From Peter Reinhart
9 fl oz water
3/4 tablespoon instant yeast (do not increase)
5 egg yolks
2.5 tablespoons vegetable oil
1.5 oz sugar
1/2 tablespoon vanilla extract
17 oz flour
1.5 teaspoons salt
1 egg white (for egg wash)
2 tablespoons water (for egg wash
2 tablespoons sesame and/or poppy seeds
Method:
Combine water, yeast, egg yolks, oil and sugar in mixing bowl of a stand mixer and mix lightly with paddle attachment
Add flour and salt and mix on lowest speed for 2 minutes.
Change to dough hook and mix on medium-low for 4 more minutes. Dough will be wet.
Scrape out onto a floured work surface and knead lightly for 1-2 minutes, adding just enough flour as needed.
Form into a ball and place in a lightly oiled bowl and cover with plastic wrap
Allow to rise in the refrigerator overnight or up to 4 days.
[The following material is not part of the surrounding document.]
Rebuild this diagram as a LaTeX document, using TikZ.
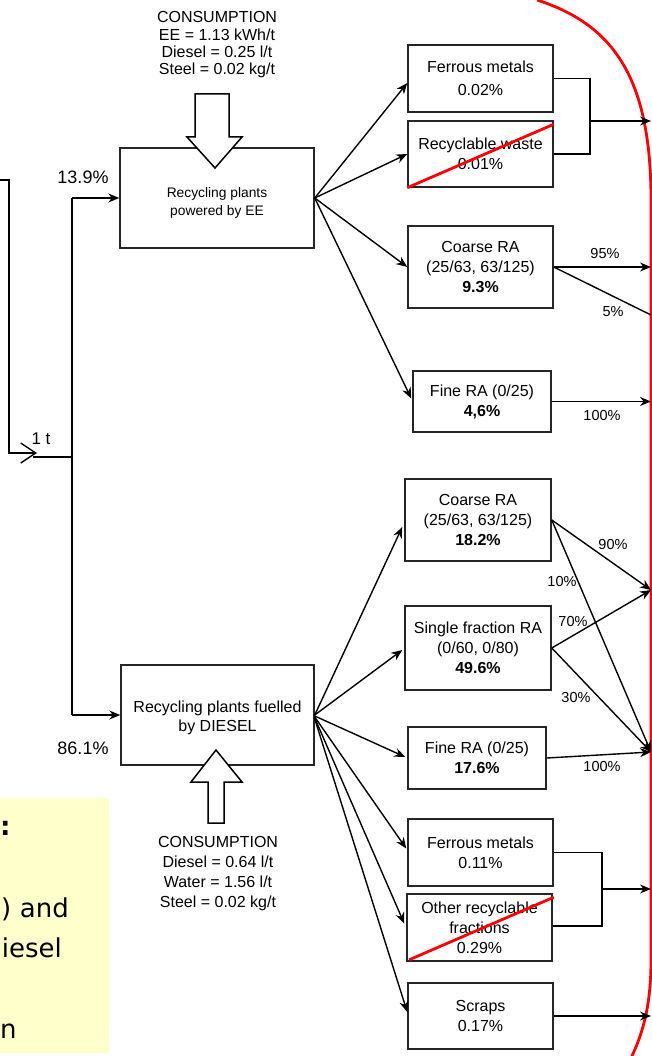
\documentclass[tikz,border=0pt]{standalone}
\usepackage{fontspec}
\setmainfont{Liberation Sans}
\newfontfamily\slidefont{DejaVu Sans}
\usetikzlibrary{arrows.meta,calc}
\definecolor{notebg}{HTML}{FFFFCC}
\tikzset{
  box/.style={draw=black!85, line width=1.5pt, align=center, inner sep=0pt, fill=white,
              font=\fontsize{16}{20}\selectfont},
  conn/.style={line width=1.4pt, -{Stealth[length=11pt,width=9pt]}},
  plain/.style={line width=1.4pt},
  pct/.style={font=\fontsize{14.5}{16}\selectfont, inner sep=0pt},
  bigpct/.style={font=\fontsize{18}{20}\selectfont, inner sep=0pt},
  cons/.style={align=center, inner sep=0pt},
  redx/.style={red, line width=2.8pt},
  redcurve/.style={red, line width=2.8pt},
  blockarrow/.style={draw, fill=white, line width=1.5pt, line join=miter},
  slide/.style={font=\slidefont\fontsize{26}{30}\selectfont, inner sep=0pt},
}
\begin{document}
\begin{tikzpicture}[x=1pt,y=-1pt]
\useasboundingbox (0,0) rectangle (652,1056);

% yellow note (clipped)
\fill[notebg] (0,798) rectangle (109,1053);
\node[slide, anchor=base west] (n1) at (0,835) {\bfseries :};
\node[slide, anchor=base west] (n2) at (1,917) {)\,\,and};
\node[slide, anchor=base east] (n3) at (62,957) {iesel};
\node[slide, anchor=base west] (n4) at (0,1038) {n};

% red boundary
\draw[redcurve] (537,0) .. controls (615,25) and (651,80) .. (651,200) -- (651,960)
  .. controls (651,1000) and (645,1030) .. (630,1060);

% main boxes
\node[box, minimum width=194pt, minimum height=100pt] (ee) at (217,198) {};
\node[cons, font=\fontsize{13.8}{18}\selectfont] (eetxt) at (217,203) {Recycling plants\\powered by EE};
\node[box, minimum width=193pt, minimum height=100pt] (dsl) at (217.5,715) {};
\node[cons, font=\fontsize{16}{19}\selectfont] (dsltxt) at (217.5,718) {Recycling plants fuelled\\by DIESEL};

% block arrows
\draw[blockarrow] (195,94) -- (229,94) -- (229,137) -- (242,137) -- (215,168) -- (187,137) -- (195,137) -- cycle;
\draw[blockarrow] (208,823) -- (224,823) -- (224,782) -- (242,782) -- (216,750) -- (191,782) -- (208,782) -- cycle;

\node[cons, font=\fontsize{16}{17.3}\selectfont] (c1) at (217,45) {CONSUMPTION\\EE = 1.13 kWh/t\\Diesel = 0.25 l/t\\Steel = 0.02 kg/t};
\node[cons, font=\fontsize{16}{20}\selectfont] (c2) at (218,874) {CONSUMPTION\\Diesel = 0.64 l/t\\Water = 1.56 l/t\\Steel = 0.02 kg/t};

% output boxes EE
\node[box, minimum width=145pt, minimum height=67pt, font=\fontsize{16}{23}\selectfont] (fm1) at (480.5,78.5) {Ferrous metals\\0.02\%};
\node[box, minimum width=145pt, minimum height=66pt] (rw) at (480.5,154) {Recyclable waste\\0.01\%};
\node[box, minimum width=145pt, minimum height=82pt] (cra1) at (480.5,267) {Coarse RA\\(25/63, 63/125)\\\textbf{9.3\%}};
\node[box, minimum width=138pt, minimum height=61pt] (fra1) at (482,401.5) {Fine RA (0/25)\\\textbf{4,6\%}};

% output boxes diesel
\node[box, minimum width=146pt, minimum height=82pt] (cra2) at (478,520) {Coarse RA\\(25/63, 63/125)\\\textbf{18.2\%}};
\node[box, minimum width=146pt, minimum height=84pt] (sfra) at (478,648) {Single fraction RA\\(0/60, 0/80)\\\textbf{49.6\%}};
\node[box, minimum width=138pt, minimum height=62pt] (fra2) at (477,758) {Fine RA (0/25)\\\textbf{17.6\%}};
\node[box, minimum width=145pt, minimum height=67pt] (fm2) at (480.5,852.5) {Ferrous metals\\0.11\%};
\node[box, minimum width=145pt, minimum height=67pt] (orf) at (479.5,927.5) {Other recyclable\\fractions\\0.29\%};
\node[box, minimum width=145pt, minimum height=66pt] (scr) at (480.5,1016) {Scraps\\0.17\%};

% red strike-through
\draw[redx] (rw.south west) -- ($(rw.north east)+(0,4)$);
\draw[redx] ($(orf.south west)+(3,-2)$) -- ($(orf.north east)+(1,4)$);

% input
\coordinate (in0) at (0,180);
\coordinate (in1) at (9,180);
\coordinate (in2) at (9,453);
\coordinate (in3) at (37,453);
\draw[plain, -{Straight Barb[length=15pt,width=20pt]}] (in0) -- (in1) -- (in2) -- (in3);
\node[pct, font=\fontsize{17}{18}\selectfont] (one) at (41,439) {1 t};

% split
\coordinate (s0) at (33,457);
\coordinate (s1) at (72,457);
\coordinate (sT) at (72,198);
\coordinate (sB) at (72,715);
\draw[plain] (s0) -- (s1);
\draw[plain] (sB) -- (sT);
\draw[conn] (sT) -- (ee.west);
\draw[conn] (sB) -- (dsl.west);
\node[bigpct] (p139) at (83,177) {13.9\%};
\node[bigpct] (p861) at (83,748) {86.1\%};

% EE fan
\draw[conn] (ee.east) -- ($(fm1.west)+(0,4.5)$);
\draw[conn] (ee.east) -- (rw.west);
\draw[conn] (ee.east) -- (cra1.west);
\draw[conn] (ee.east) -- ($(fra1.west)+(-1,-3)$);

% Diesel fan
\draw[conn] (dsl.east) -- ($(cra2.west)+(-2,7)$);
\draw[conn] (dsl.east) -- ($(sfra.west)+(-2,2)$);
\draw[conn] ($(dsl.east)+(0,1)$) -- ($(fra2.west)+(-2,-1)$);
\draw[conn] ($(dsl.east)+(0,2)$) -- ($(fm2.west)+(-1,-4)$);
\draw[conn] ($(dsl.east)+(0,3)$) -- ($(orf.west)+(-2,-4)$);
\draw[conn] ($(dsl.east)+(0,4)$) -- ($(scr.west)+(0,-4)$);

% right targets
\coordinate (t1) at (651,121);
\coordinate (t2) at (651,267);
\coordinate (t3) at (651,315);
\coordinate (t4) at (651,401.5);
\coordinate (t5) at (651,590);
\coordinate (t6) at (651,752);
\coordinate (t7) at (651,889);
\coordinate (t8) at (651,1016);

% EE brackets and flows
\coordinate (b1a) at (590,78.5);
\coordinate (b1b) at (590,154);
\coordinate (b1m) at (590,121);
\draw[plain] (fm1.east) -- (b1a) -- (b1b) -- (rw.east);
\draw[conn] (b1m) -- (t1);
\draw[conn] (cra1.east) -- (t2);
\node[pct] (p95) at (605,254) {95\%};
\draw[plain] (cra1.east) -- (t3);
\node[pct] (p5) at (613,312) {5\%};
\draw[conn] (fra1.east) -- (t4);
\node[pct] (p100a) at (602,416) {100\%};

% Diesel flows
\draw[conn] (cra2.east) -- (t5);
\draw[conn] (cra2.east) -- (t6);
\node[pct] (p90) at (613,545) {90\%};
\node[pct] (p10) at (562,582) {10\%};
\draw[conn] (sfra.east) -- (t5);
\draw[conn] (sfra.east) -- (t6);
\node[pct] (p70) at (573,622) {70\%};
\node[pct] (p30) at (576,698) {30\%};
\draw[conn] (fra2.east) -- (t6);
\node[pct] (p100b) at (602,767) {100\%};

\coordinate (b2a) at (602,852.5);
\coordinate (b2b) at (602,926);
\coordinate (b2m) at (602,889);
\draw[plain] (fm2.east) -- (b2a) -- (b2b) -- ($(orf.east)+(0,-1.5)$);
\draw[conn] (b2m) -- (t7);
\draw[conn] (scr.east) -- (t8);
\end{tikzpicture}
\end{document}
It will double in size.
Remove dough from refrigerator 2 hours before baking.
Cut into 3 even sections and roll out into sausage shapes 18 inches long.
Place side by side onto a half-sheet pan lined with silpat or parchment paper.
Braid together, pinching the ends together.
Whisk the egg and water together to form the egg wash
Brush the bread with the egg wash and allow to rise for 1 hour at room temperature (uncovered), they will not rise much.
Preheat oven to 350F
Brush again with egg wash and sprinkle with the seeds.
Bake for 20 minutes, rotate pan, bake another 15-30 minutes until internal temp reaches 190.